### Supplied data
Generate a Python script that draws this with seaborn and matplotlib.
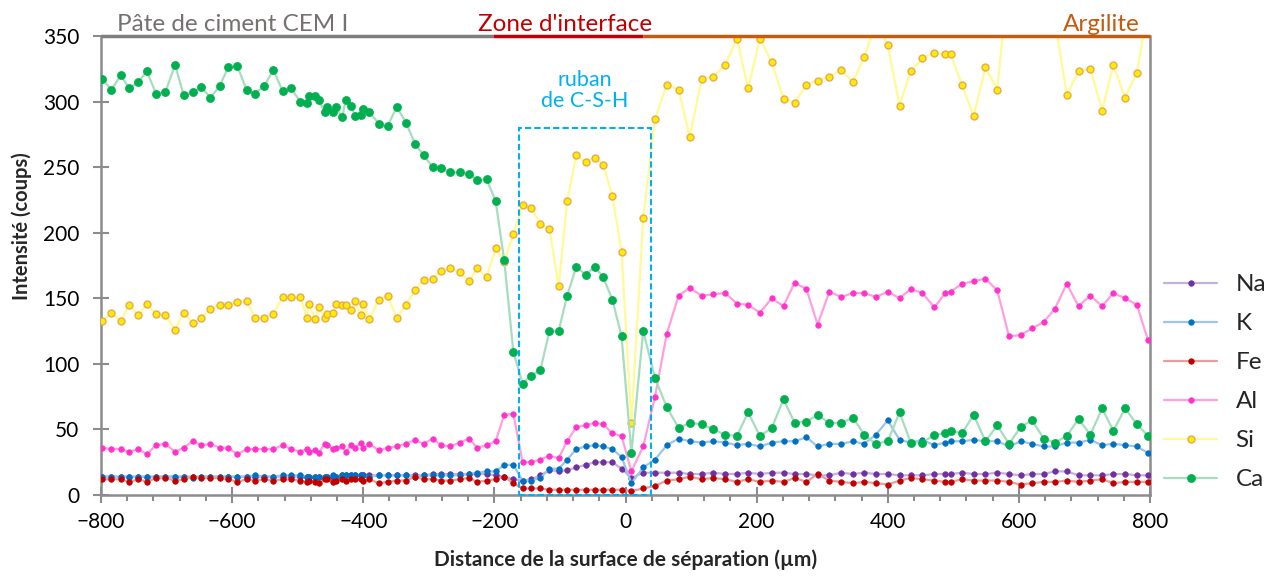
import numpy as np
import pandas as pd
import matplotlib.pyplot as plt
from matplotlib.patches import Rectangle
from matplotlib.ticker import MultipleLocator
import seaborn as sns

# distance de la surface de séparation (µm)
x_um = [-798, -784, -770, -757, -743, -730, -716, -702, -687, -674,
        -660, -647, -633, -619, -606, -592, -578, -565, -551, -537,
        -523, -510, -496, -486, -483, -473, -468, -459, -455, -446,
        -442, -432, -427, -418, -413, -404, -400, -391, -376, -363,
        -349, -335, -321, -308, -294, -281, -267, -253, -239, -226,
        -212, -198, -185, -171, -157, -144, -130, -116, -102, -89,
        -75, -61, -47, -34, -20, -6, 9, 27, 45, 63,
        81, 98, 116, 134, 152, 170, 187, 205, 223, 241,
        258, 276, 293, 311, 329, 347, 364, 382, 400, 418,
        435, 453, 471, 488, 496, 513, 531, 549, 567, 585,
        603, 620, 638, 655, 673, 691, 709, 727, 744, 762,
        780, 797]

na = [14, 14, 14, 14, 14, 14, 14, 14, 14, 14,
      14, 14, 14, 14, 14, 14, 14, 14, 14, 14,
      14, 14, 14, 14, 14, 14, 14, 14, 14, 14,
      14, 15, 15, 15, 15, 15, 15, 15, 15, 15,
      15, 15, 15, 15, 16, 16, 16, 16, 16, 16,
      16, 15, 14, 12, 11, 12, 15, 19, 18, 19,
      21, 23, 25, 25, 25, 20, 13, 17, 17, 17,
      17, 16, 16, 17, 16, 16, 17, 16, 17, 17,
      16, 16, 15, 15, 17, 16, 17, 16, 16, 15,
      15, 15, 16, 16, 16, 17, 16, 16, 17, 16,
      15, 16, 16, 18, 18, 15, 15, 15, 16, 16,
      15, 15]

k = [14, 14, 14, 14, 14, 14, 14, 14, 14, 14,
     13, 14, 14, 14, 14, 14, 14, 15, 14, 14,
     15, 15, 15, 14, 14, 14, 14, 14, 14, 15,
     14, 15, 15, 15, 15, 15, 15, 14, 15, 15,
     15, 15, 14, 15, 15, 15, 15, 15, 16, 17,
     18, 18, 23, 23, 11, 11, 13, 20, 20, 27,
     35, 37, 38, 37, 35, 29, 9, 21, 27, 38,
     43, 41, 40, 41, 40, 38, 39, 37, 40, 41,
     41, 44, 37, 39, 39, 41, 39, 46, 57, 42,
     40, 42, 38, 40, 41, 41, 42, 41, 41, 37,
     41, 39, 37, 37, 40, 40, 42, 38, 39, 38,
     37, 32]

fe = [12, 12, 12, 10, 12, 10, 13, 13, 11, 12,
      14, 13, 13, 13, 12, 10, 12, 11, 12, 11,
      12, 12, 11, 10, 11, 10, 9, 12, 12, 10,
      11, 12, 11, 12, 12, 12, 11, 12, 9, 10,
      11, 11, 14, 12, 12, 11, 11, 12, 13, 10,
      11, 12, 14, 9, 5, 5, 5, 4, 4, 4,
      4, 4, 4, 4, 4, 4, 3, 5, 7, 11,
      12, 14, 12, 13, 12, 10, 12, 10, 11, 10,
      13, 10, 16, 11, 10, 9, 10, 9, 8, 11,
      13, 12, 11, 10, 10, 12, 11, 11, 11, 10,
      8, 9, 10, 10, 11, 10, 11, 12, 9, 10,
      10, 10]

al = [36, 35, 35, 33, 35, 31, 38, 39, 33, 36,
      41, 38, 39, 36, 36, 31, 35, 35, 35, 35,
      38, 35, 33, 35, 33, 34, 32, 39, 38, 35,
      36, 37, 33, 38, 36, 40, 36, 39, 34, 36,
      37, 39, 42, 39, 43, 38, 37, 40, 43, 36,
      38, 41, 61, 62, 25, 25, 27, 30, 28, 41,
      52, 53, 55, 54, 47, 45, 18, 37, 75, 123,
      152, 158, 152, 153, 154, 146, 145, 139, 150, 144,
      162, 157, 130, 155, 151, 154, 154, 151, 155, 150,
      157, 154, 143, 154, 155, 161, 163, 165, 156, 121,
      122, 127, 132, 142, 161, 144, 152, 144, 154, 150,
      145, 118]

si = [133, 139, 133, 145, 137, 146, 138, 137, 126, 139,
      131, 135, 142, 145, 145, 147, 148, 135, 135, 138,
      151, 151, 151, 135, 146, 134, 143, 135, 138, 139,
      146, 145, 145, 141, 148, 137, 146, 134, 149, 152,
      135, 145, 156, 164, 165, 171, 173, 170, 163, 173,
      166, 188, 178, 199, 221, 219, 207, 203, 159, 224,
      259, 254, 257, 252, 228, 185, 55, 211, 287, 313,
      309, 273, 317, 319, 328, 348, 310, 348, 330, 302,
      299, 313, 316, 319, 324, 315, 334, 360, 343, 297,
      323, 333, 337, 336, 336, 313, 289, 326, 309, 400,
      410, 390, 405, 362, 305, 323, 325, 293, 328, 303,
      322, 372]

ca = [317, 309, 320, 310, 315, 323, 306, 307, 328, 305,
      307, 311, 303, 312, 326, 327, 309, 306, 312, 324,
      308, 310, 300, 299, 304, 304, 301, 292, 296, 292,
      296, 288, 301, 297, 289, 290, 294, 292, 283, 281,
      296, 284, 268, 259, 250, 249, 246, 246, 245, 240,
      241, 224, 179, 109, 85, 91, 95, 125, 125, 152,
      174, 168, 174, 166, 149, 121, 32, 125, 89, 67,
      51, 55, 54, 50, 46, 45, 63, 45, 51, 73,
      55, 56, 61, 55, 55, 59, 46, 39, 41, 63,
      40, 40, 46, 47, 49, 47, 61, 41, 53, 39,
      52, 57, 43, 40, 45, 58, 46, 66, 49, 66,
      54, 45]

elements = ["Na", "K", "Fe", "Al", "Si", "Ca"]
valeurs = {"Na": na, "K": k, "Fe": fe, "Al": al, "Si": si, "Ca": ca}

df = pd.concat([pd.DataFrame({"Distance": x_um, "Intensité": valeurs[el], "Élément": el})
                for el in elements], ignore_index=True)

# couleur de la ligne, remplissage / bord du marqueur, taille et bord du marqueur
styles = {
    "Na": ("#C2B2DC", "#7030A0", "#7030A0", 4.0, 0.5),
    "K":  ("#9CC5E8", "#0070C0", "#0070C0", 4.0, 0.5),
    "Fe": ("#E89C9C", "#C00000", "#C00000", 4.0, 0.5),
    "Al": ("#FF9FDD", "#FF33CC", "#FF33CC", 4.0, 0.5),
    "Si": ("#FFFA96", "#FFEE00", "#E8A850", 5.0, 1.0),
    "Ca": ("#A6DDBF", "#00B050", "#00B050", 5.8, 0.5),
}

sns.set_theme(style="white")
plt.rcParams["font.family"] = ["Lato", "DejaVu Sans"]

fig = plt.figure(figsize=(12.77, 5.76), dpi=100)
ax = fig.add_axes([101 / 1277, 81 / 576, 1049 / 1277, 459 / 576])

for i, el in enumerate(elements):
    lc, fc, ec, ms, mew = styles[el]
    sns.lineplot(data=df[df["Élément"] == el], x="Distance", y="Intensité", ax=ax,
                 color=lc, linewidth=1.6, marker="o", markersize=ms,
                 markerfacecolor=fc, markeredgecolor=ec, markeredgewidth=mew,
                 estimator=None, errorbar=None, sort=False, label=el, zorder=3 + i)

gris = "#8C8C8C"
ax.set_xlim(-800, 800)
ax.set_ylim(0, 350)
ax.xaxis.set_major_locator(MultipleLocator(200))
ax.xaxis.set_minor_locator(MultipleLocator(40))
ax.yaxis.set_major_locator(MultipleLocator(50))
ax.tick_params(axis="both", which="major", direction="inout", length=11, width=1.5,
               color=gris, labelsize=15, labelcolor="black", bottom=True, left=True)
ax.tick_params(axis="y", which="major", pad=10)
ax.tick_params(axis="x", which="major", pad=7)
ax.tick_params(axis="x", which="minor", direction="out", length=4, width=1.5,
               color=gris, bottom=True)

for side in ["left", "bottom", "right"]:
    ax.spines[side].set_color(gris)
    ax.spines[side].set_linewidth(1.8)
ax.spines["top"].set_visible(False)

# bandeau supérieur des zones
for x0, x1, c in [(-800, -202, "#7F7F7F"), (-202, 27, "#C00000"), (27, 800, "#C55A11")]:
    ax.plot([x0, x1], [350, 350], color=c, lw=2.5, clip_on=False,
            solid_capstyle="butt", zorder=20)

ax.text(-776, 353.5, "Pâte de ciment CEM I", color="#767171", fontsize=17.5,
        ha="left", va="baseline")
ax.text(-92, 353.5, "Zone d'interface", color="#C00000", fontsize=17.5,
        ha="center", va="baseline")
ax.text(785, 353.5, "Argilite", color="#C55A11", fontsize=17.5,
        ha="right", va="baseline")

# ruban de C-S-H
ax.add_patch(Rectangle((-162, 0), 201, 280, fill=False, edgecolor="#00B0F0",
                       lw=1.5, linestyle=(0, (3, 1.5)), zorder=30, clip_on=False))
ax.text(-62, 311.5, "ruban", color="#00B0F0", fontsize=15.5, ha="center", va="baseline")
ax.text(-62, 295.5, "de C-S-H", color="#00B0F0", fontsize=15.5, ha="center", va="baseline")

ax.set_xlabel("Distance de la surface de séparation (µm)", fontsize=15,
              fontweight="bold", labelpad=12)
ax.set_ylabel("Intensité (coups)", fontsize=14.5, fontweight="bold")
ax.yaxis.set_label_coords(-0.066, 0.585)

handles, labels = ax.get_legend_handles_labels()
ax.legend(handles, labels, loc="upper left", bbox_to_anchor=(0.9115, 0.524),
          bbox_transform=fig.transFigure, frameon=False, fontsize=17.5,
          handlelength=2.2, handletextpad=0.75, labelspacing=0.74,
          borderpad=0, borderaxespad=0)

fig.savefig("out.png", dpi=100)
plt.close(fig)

### What the task asks
With all pictures left out, please transcribe exactly the lines from the start of the material through the line with "import seaborn as sns".

### In response
Generate a Python script that draws this with seaborn and matplotlib.
import numpy as np
import pandas as pd
import matplotlib.pyplot as plt
from matplotlib.patches import Rectangle
from matplotlib.ticker import MultipleLocator
import seaborn as sns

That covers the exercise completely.